- WORK TO COMPLETE:
Below are some records. Retype exactly the lines from the one containing "Write the Bokeh code for this chart." through the one containing "from bokeh.resources import INLINE", both included, skipping every picture.

** start SUPPLIED MATERIAL **

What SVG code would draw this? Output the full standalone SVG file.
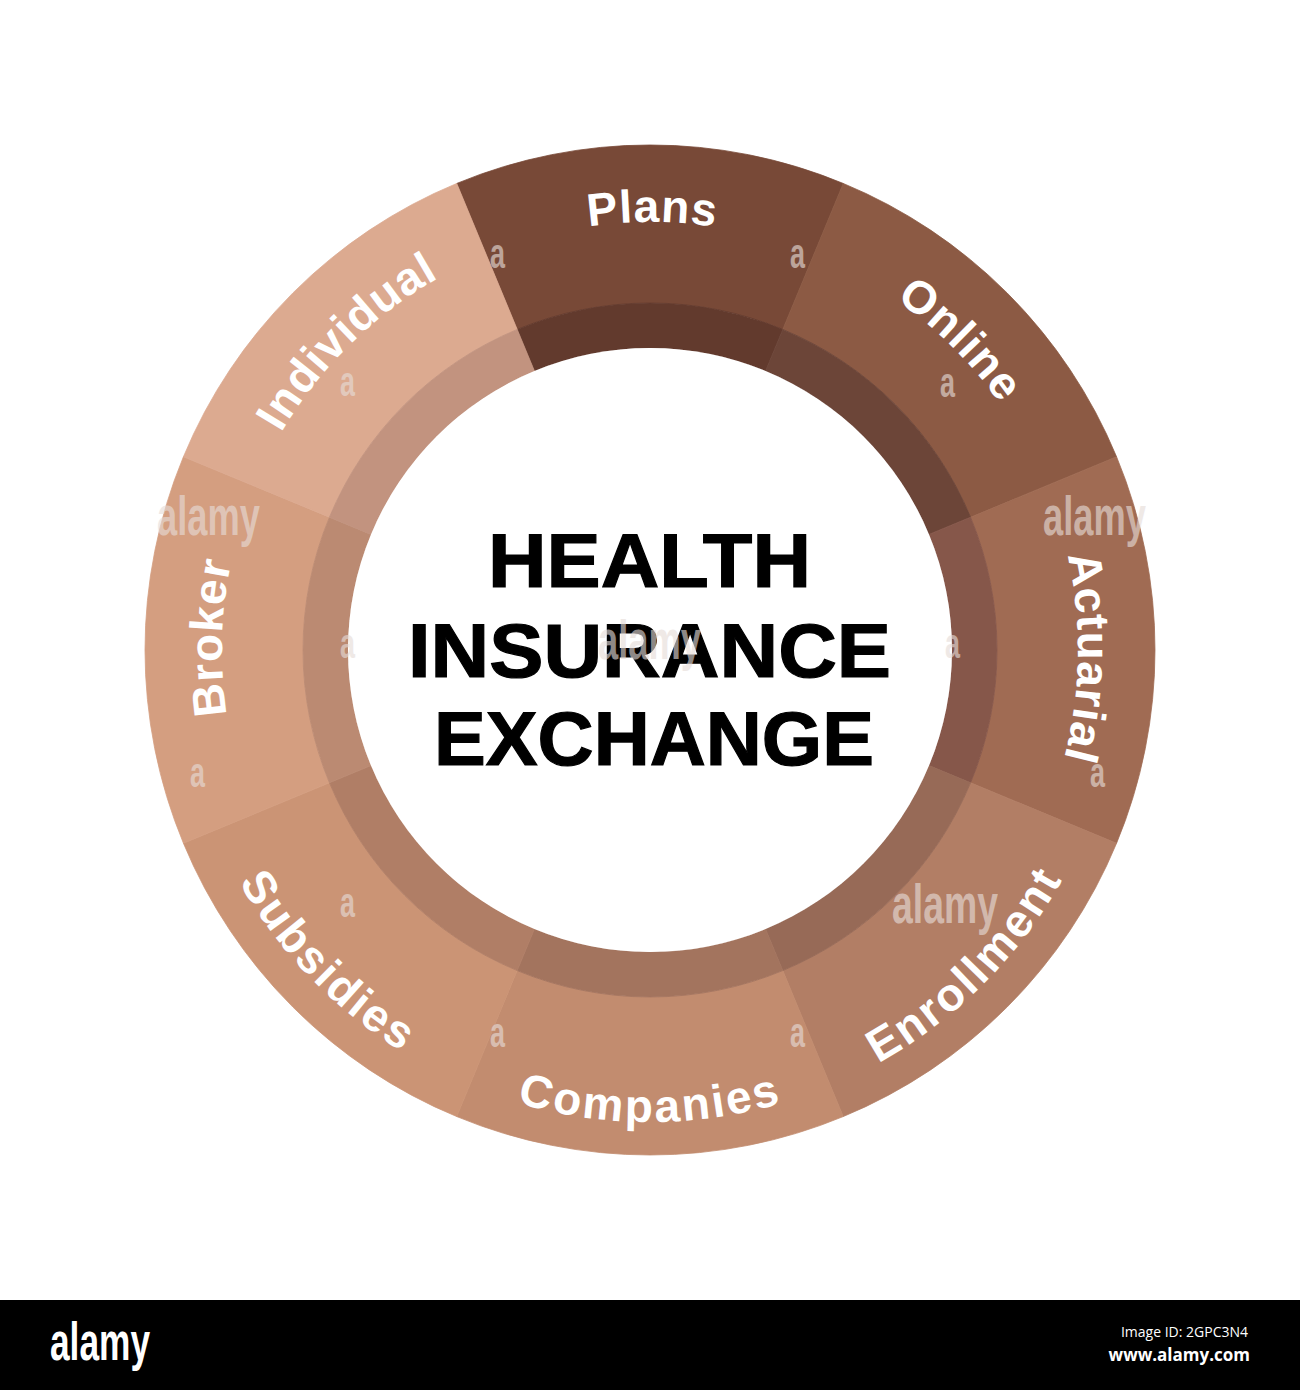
<svg xmlns="http://www.w3.org/2000/svg" xmlns:xlink="http://www.w3.org/1999/xlink" width="1300" height="1390" viewBox="0 0 1300 1390">
<style>
.lbl{font-family:"Liberation Sans",Arial,sans-serif;font-weight:bold;font-size:46px;fill:#ffffff;letter-spacing:1px}
.lbb{letter-spacing:2.5px}
.title{font-family:"Liberation Sans",Arial,sans-serif;font-weight:bold;font-size:76px;fill:#000000;stroke:#000000;stroke-width:1.2px;text-anchor:middle}
.wm{font-family:"Liberation Sans",Arial,sans-serif;font-weight:bold;fill:#e6dcd8;opacity:0.62}
.wa{font-size:42px}
.wb{font-size:56px}
</style>
<defs>
<path id="arcTop" d="M322.133,374.887 A428,428 0 0 1 977.867,374.887"/>
<path id="arcBot" d="M288.427,953.396 A472,472 0 0 0 1011.573,953.396"/>
</defs>
<rect x="0" y="0" width="1300" height="1390" fill="#ffffff"/>

<g id="node-plans">
<path d="M456.745,183.441 A505,505 0 0 1 843.255,183.441 L782.791,329.414 A347,347 0 0 0 517.209,329.414 Z" fill="#784937" stroke="#784937" stroke-width="0.8"/>
<path d="M517.209,329.414 A347,347 0 0 1 782.791,329.414 L765.570,370.988 A302,302 0 0 0 534.430,370.988 Z" fill="#623a2d" stroke="#623a2d" stroke-width="0.8"/>
<text class="lbl"><textPath xlink:href="#arcTop" href="#arcTop" startOffset="50.3%" text-anchor="middle">Plans</textPath></text>
</g>

<g id="node-online">
<path d="M843.255,183.441 A505,505 0 0 1 1116.559,456.745 L970.586,517.209 A347,347 0 0 0 782.791,329.414 Z" fill="#8c5a44" stroke="#8c5a44" stroke-width="0.8"/>
<path d="M782.791,329.414 A347,347 0 0 1 970.586,517.209 L929.012,534.430 A302,302 0 0 0 765.570,370.988 Z" fill="#6c4538" stroke="#6c4538" stroke-width="0.8"/>
<text class="lbl" transform="rotate(45 650 650)"><textPath xlink:href="#arcTop" href="#arcTop" startOffset="50%" text-anchor="middle">Online</textPath></text>
</g>

<g id="node-actuarial">
<path d="M1116.559,456.745 A505,505 0 0 1 1116.559,843.255 L970.586,782.791 A347,347 0 0 0 970.586,517.209 Z" fill="#a06b53" stroke="#a06b53" stroke-width="0.8"/>
<path d="M970.586,517.209 A347,347 0 0 1 970.586,782.791 L929.012,765.570 A302,302 0 0 0 929.012,534.430 Z" fill="#86574a" stroke="#86574a" stroke-width="0.8"/>
<text class="lbl" transform="rotate(90 650 650)"><textPath xlink:href="#arcTop" href="#arcTop" startOffset="51%" text-anchor="middle">Actuarial</textPath></text>
</g>

<g id="node-enrollment">
<path d="M1116.559,843.255 A505,505 0 0 1 843.255,1116.559 L782.791,970.586 A347,347 0 0 0 970.586,782.791 Z" fill="#b27e65" stroke="#b27e65" stroke-width="0.8"/>
<path d="M970.586,782.791 A347,347 0 0 1 782.791,970.586 L765.570,929.012 A302,302 0 0 0 929.012,765.570 Z" fill="#976a57" stroke="#976a57" stroke-width="0.8"/>
<text class="lbl lbb" transform="rotate(-45 650 650)"><textPath xlink:href="#arcBot" href="#arcBot" startOffset="50%" text-anchor="middle">Enrollment</textPath></text>
</g>

<g id="node-companies">
<path d="M843.255,1116.559 A505,505 0 0 1 456.745,1116.559 L517.209,970.586 A347,347 0 0 0 782.791,970.586 Z" fill="#c28c6f" stroke="#c28c6f" stroke-width="0.8"/>
<path d="M782.791,970.586 A347,347 0 0 1 517.209,970.586 L534.430,929.012 A302,302 0 0 0 765.570,929.012 Z" fill="#a3745e" stroke="#a3745e" stroke-width="0.8"/>
<text class="lbl lbb"><textPath xlink:href="#arcBot" href="#arcBot" startOffset="50%" text-anchor="middle">Companies</textPath></text>
</g>

<g id="node-subsidies">
<path d="M456.745,1116.559 A505,505 0 0 1 183.441,843.255 L329.414,782.791 A347,347 0 0 0 517.209,970.586 Z" fill="#cb9475" stroke="#cb9475" stroke-width="0.8"/>
<path d="M517.209,970.586 A347,347 0 0 1 329.414,782.791 L370.988,765.570 A302,302 0 0 0 534.430,929.012 Z" fill="#b07e66" stroke="#b07e66" stroke-width="0.8"/>
<text class="lbl lbb" transform="rotate(45 650 650)"><textPath xlink:href="#arcBot" href="#arcBot" startOffset="49%" text-anchor="middle">Subsidies</textPath></text>
</g>

<g id="node-broker">
<path d="M183.441,843.255 A505,505 0 0 1 183.441,456.745 L329.414,517.209 A347,347 0 0 0 329.414,782.791 Z" fill="#d49e80" stroke="#d49e80" stroke-width="0.8"/>
<path d="M329.414,782.791 A347,347 0 0 1 329.414,517.209 L370.988,534.430 A302,302 0 0 0 370.988,765.570 Z" fill="#bb8a72" stroke="#bb8a72" stroke-width="0.8"/>
<text class="lbl" transform="rotate(-90 650 650)"><textPath xlink:href="#arcTop" href="#arcTop" startOffset="51.6%" text-anchor="middle">Broker</textPath></text>
</g>

<g id="node-individual">
<path d="M183.441,456.745 A505,505 0 0 1 456.745,183.441 L517.209,329.414 A347,347 0 0 0 329.414,517.209 Z" fill="#dcaa90" stroke="#dcaa90" stroke-width="0.8"/>
<path d="M329.414,517.209 A347,347 0 0 1 517.209,329.414 L534.430,370.988 A302,302 0 0 0 370.988,534.430 Z" fill="#c2937f" stroke="#c2937f" stroke-width="0.8"/>
<text class="lbl" transform="rotate(-45 650 650)"><textPath xlink:href="#arcTop" href="#arcTop" startOffset="50.5%" text-anchor="middle">Individual</textPath></text>
</g>

<g id="node-center">
<circle cx="650" cy="650" r="302" fill="#ffffff"/>
<text class="title" x="649.5" y="587" textLength="323" lengthAdjust="spacingAndGlyphs">HEALTH</text>
<text class="title" x="649.5" y="677" textLength="483" lengthAdjust="spacingAndGlyphs">INSURANCE</text>
<text class="title" x="654" y="765" textLength="440" lengthAdjust="spacingAndGlyphs">EXCHANGE</text>
</g>

<g id="connectors"></g>

<g id="watermarks">
<text class="wm wa" x="490" y="268" textLength="15" lengthAdjust="spacingAndGlyphs">a</text>
<text class="wm wa" x="790" y="268" textLength="15" lengthAdjust="spacingAndGlyphs">a</text>
<text class="wm wa" x="340" y="396" textLength="15" lengthAdjust="spacingAndGlyphs">a</text>
<text class="wm wa" x="940" y="397" textLength="15" lengthAdjust="spacingAndGlyphs">a</text>
<text class="wm wb" x="157" y="535" textLength="103" lengthAdjust="spacingAndGlyphs">alamy</text>
<text class="wm wb" x="1043" y="535" textLength="103" lengthAdjust="spacingAndGlyphs">alamy</text>
<text class="wm wa" x="340" y="658" textLength="15" lengthAdjust="spacingAndGlyphs">a</text>
<text class="wm wa" x="945" y="658" textLength="15" lengthAdjust="spacingAndGlyphs">a</text>
<text class="wm wb" x="598" y="659" textLength="103" lengthAdjust="spacingAndGlyphs">alamy</text>
<text class="wm wa" x="190" y="787" textLength="15" lengthAdjust="spacingAndGlyphs">a</text>
<text class="wm wa" x="1090" y="787" textLength="15" lengthAdjust="spacingAndGlyphs">a</text>
<text class="wm wa" x="340" y="917" textLength="15" lengthAdjust="spacingAndGlyphs">a</text>
<text class="wm wb" x="892" y="923" textLength="106" lengthAdjust="spacingAndGlyphs">alamy</text>
<text class="wm wa" x="490" y="1047" textLength="15" lengthAdjust="spacingAndGlyphs">a</text>
<text class="wm wa" x="790" y="1047" textLength="15" lengthAdjust="spacingAndGlyphs">a</text>
</g>

<g id="footer">
<rect x="0" y="1300" width="1300" height="90" fill="#000000"/>
<text x="50" y="1360" font-family="Liberation Sans, Arial, sans-serif" font-weight="bold" font-size="54" fill="#ffffff" textLength="100" lengthAdjust="spacingAndGlyphs">alamy</text>
<text x="1248" y="1337" font-family="Open Sans, DejaVu Sans, sans-serif" font-size="14" fill="#ffffff" text-anchor="end">Image ID: 2GPC3N4</text>
<text x="1250" y="1361" font-family="Open Sans, DejaVu Sans, sans-serif" font-weight="bold" font-size="17" fill="#ffffff" text-anchor="end">www.alamy.com</text>
</g>
</svg>
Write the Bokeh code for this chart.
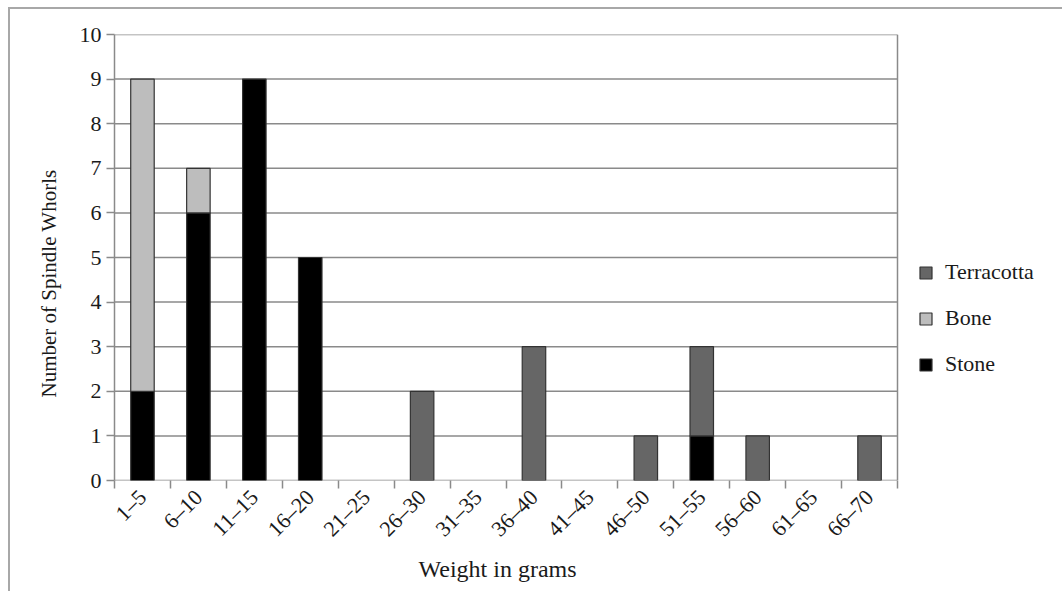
import math
from bokeh.plotting import figure
from bokeh.models import ColumnDataSource, FixedTicker, Legend, LegendItem, Range1d, Title
from bokeh.embed import file_html
from bokeh.resources import INLINE

# ---- data ----
categories = ["1–5", "6–10", "11–15", "16–20", "21–25", "26–30", "31–35",
              "36–40", "41–45", "46–50", "51–55", "56–60", "61–65", "66–70"]
stone = [2, 6, 9, 5, 0, 0, 0, 0, 0, 0, 1, 0, 0, 0]
bone = [7, 1, 0, 0, 0, 0, 0, 0, 0, 0, 0, 0, 0, 0]
terracotta = [0, 0, 0, 0, 0, 2, 0, 3, 0, 1, 2, 1, 0, 1]
series_names = ["Stone", "Bone", "Terracotta"]
series_values = [stone, bone, terracotta]
series_colors = ["#000000", "#bdbdbd", "#666666"]
y_ticks = list(range(0, 11))
y_max = 10
x_title = "Weight in grams"
y_title = "Number of Spindle Whorls"

FONT = "Liberation Serif"
TEXT = "#1a1a1a"
GRID = "#8a8a8a"

n = len(categories)
centers = [i + 0.5 for i in range(n)]

# plot area widened to the right so the legend can live inside the frame;
# the visible chart box covers categories 0..n only
x_extent = n * 950 / 783

p = figure(width=1054, height=584,
           x_range=Range1d(0, x_extent), y_range=Range1d(0, y_max),
           output_backend="svg", toolbar_location=None,
           min_border_left=104, min_border_right=0,
           min_border_top=25, min_border_bottom=113)
p.styles = {"border-left": "2px solid #a8a8a8", "border-top": "2px solid #a8a8a8",
            "margin-left": "8px", "margin-top": "7px"}
p.outline_line_color = None
p.xgrid.visible = False
p.ygrid.visible = False

# gridlines (incl. top edge and baseline) and right edge of the chart box
p.segment(x0=[0] * len(y_ticks), x1=[n] * len(y_ticks), y0=y_ticks, y1=y_ticks,
          line_color=GRID, line_width=1.5)
p.segment(x0=[n], x1=[n], y0=[0], y1=[y_max], line_color=GRID, line_width=1.5)

# stacked bars (skip zero segments)
bottoms = [0] * n
renderers = []
for name, vals, col in zip(series_names, series_values, series_colors):
    xs, b, t = [], [], []
    for i, v in enumerate(vals):
        if v > 0:
            xs.append(centers[i]); b.append(bottoms[i]); t.append(bottoms[i] + v)
        bottoms[i] += v
    src = ColumnDataSource(dict(x=xs, bottom=b, top=t))
    r = p.vbar(x="x", bottom="bottom", top="top", width=0.42, source=src,
               fill_color=col, line_color="#333333", line_width=1.2)
    renderers.append((name, r))

# axes
p.xaxis.ticker = FixedTicker(ticks=centers, minor_ticks=list(range(n + 1)))
p.xaxis.major_label_overrides = {c: lab for c, lab in zip(centers, categories)}
p.xaxis.major_label_orientation = math.pi / 4
p.xaxis.axis_line_color = None
p.xaxis.major_tick_out = 0
p.xaxis.major_tick_in = 0
p.xaxis.minor_tick_out = 8
p.xaxis.minor_tick_in = 0
p.xaxis.minor_tick_line_color = GRID
p.xaxis.major_label_standoff = 5
p.xaxis.major_label_text_font_size = "22px"

p.yaxis.ticker = FixedTicker(ticks=y_ticks)
p.yaxis.axis_line_color = GRID
p.yaxis.axis_line_width = 1.5
p.yaxis.major_tick_out = 8
p.yaxis.major_tick_in = 0
p.yaxis.minor_tick_line_color = None
p.yaxis.major_label_standoff = 5
p.yaxis.major_label_text_font_size = "22px"

for ax in (p.xaxis, p.yaxis):
    ax.major_tick_line_color = GRID
    ax.major_tick_line_width = 1.5
    ax.minor_tick_line_width = 1.5
    ax.major_label_text_font = FONT
    ax.major_label_text_color = TEXT

# axis titles (placed as titles so they can be offset like the reference)
xt = Title(text=x_title, align="left", offset=304, standoff=0,
           text_font=FONT, text_font_size="24px", text_font_style="normal",
           text_color=TEXT)
p.add_layout(xt, "below")
yt = Title(text=y_title, align="left", offset=83, standoff=31,
           text_font=FONT, text_font_size="21px", text_font_style="normal",
           text_color=TEXT)
p.add_layout(yt, "left")

# legend (top to bottom: Terracotta, Bone, Stone)
items = [LegendItem(label=name, renderers=[r]) for name, r in reversed(renderers)]
legend = Legend(items=items, location=(804, 103), padding=0, margin=0,
                border_line_color=None, background_fill_alpha=0,
                glyph_width=15, glyph_height=15, spacing=20,
                label_standoff=12, label_text_font=FONT,
                label_text_font_size="22px", label_text_color=TEXT)
p.add_layout(legend, "center")

open("out.html", "w").write(file_html(p, INLINE))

** end SUPPLIED MATERIAL **

- TASK OUTPUT:
Write the Bokeh code for this chart.
import math
from bokeh.plotting import figure
from bokeh.models import ColumnDataSource, FixedTicker, Legend, LegendItem, Range1d, Title
from bokeh.embed import file_html
from bokeh.resources import INLINE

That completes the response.